> **Entries from a dataset**:
________

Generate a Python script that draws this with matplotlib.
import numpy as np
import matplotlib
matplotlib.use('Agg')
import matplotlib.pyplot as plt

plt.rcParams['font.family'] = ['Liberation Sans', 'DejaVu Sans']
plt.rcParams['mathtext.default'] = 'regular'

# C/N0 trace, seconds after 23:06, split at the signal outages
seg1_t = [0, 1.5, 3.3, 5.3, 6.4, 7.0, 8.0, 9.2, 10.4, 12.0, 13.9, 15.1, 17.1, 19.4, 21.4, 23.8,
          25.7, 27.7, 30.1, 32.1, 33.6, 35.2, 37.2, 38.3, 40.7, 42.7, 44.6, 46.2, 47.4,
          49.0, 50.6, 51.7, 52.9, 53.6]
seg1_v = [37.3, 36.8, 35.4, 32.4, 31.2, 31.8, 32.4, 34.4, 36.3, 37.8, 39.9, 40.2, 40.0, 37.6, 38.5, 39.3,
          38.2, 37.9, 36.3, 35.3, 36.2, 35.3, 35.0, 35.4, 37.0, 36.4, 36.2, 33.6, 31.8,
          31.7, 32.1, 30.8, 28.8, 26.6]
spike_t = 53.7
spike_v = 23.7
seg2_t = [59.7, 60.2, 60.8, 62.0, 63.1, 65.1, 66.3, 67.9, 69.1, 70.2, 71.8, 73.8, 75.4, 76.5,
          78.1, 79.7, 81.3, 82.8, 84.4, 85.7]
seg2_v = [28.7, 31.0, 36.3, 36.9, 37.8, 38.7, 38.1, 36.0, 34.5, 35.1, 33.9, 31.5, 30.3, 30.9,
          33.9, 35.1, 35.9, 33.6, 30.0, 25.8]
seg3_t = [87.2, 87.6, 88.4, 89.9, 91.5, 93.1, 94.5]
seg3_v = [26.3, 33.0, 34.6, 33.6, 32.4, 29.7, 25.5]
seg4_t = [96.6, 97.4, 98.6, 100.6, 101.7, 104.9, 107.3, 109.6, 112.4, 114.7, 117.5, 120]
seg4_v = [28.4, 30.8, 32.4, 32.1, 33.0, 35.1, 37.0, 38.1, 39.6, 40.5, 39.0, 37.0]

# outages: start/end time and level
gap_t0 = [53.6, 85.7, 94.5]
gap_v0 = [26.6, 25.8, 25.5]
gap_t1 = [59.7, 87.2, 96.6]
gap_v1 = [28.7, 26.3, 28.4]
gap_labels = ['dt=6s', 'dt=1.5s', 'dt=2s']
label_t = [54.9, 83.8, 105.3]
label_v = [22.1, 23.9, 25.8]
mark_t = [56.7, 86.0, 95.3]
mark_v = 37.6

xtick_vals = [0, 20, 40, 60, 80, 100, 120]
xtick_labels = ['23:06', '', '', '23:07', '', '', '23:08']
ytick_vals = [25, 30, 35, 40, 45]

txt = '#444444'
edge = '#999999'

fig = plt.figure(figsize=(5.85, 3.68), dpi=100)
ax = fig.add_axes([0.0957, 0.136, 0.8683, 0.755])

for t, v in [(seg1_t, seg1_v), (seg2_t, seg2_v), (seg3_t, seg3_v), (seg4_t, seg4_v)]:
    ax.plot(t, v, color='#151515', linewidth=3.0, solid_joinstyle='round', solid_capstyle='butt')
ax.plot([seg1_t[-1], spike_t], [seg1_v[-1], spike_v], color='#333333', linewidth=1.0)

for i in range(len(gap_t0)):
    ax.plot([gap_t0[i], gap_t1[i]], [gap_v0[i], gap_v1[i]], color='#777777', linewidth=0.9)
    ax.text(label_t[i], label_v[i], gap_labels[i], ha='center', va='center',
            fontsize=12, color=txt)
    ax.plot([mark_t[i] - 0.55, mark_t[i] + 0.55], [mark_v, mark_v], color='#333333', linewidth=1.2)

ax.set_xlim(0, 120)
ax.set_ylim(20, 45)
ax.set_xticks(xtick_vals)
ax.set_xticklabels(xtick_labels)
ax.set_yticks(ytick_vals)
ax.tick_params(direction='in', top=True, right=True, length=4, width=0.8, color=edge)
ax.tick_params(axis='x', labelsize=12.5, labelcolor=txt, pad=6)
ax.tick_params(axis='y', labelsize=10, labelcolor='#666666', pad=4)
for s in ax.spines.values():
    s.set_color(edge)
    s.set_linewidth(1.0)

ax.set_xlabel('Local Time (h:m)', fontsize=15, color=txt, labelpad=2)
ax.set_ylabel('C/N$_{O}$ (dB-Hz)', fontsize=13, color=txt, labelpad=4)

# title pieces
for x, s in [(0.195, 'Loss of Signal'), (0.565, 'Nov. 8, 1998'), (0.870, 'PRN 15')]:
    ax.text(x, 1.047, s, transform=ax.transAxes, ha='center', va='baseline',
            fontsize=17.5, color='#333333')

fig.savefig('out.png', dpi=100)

________

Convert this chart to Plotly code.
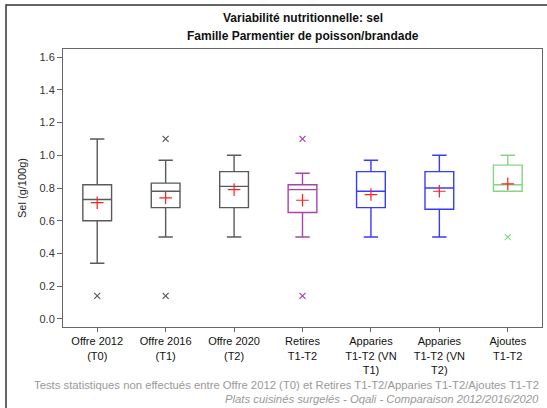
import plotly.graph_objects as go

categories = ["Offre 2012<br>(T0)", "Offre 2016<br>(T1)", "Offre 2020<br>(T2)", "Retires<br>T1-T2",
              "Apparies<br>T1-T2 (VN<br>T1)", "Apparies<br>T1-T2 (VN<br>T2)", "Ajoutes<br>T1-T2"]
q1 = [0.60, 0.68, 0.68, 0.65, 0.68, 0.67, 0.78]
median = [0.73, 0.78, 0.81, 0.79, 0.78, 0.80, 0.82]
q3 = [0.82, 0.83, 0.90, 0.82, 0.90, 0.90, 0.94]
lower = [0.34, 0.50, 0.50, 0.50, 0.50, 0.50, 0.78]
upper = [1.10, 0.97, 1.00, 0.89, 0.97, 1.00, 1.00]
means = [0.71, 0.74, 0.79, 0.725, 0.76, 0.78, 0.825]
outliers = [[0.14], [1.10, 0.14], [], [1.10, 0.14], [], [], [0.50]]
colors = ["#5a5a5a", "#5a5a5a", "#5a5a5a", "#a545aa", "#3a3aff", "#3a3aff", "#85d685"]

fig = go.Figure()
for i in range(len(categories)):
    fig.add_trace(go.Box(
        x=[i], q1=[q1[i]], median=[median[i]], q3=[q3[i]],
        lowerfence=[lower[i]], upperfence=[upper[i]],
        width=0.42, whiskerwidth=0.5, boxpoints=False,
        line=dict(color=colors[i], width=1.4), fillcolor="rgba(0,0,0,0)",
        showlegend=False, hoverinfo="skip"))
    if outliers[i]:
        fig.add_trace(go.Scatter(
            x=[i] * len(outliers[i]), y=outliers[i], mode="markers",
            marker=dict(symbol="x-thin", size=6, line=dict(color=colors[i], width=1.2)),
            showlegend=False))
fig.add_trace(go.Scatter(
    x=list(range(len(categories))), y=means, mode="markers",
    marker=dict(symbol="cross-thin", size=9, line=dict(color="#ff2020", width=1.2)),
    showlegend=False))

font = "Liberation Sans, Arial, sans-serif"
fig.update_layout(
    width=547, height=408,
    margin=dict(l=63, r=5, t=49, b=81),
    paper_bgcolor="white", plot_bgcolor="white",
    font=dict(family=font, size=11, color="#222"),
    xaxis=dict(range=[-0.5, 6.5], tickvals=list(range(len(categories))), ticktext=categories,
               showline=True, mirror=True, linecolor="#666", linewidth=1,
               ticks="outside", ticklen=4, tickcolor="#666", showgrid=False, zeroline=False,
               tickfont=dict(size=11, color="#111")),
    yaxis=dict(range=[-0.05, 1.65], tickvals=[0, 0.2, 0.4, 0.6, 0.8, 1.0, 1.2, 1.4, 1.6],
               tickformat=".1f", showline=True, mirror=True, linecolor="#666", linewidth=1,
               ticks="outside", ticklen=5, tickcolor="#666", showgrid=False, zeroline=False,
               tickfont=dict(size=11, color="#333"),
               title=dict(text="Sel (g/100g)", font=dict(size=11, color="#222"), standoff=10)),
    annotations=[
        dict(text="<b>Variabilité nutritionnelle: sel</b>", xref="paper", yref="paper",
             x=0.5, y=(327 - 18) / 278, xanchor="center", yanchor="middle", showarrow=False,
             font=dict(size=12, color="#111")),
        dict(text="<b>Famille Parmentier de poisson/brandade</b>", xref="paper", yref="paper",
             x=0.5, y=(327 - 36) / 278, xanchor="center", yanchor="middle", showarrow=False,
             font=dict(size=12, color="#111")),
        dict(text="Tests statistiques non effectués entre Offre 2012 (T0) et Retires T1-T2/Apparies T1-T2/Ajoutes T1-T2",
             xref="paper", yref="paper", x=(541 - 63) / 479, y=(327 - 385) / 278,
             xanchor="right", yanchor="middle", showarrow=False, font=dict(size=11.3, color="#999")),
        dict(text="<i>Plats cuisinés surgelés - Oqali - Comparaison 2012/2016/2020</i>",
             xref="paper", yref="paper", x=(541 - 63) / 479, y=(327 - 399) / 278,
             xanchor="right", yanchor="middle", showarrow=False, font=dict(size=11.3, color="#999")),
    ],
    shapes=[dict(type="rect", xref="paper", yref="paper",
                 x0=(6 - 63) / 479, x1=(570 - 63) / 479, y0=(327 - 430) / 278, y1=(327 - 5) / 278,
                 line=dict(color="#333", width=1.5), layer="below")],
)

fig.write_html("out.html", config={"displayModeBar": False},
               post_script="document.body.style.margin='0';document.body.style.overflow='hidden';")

________

> **What is needed**: Without any pictures, set down the lines from the one holding "Convert this chart to Plotly code." through the one holding "import plotly.graph_objects as go".

> **Task result**:
Convert this chart to Plotly code.
import plotly.graph_objects as go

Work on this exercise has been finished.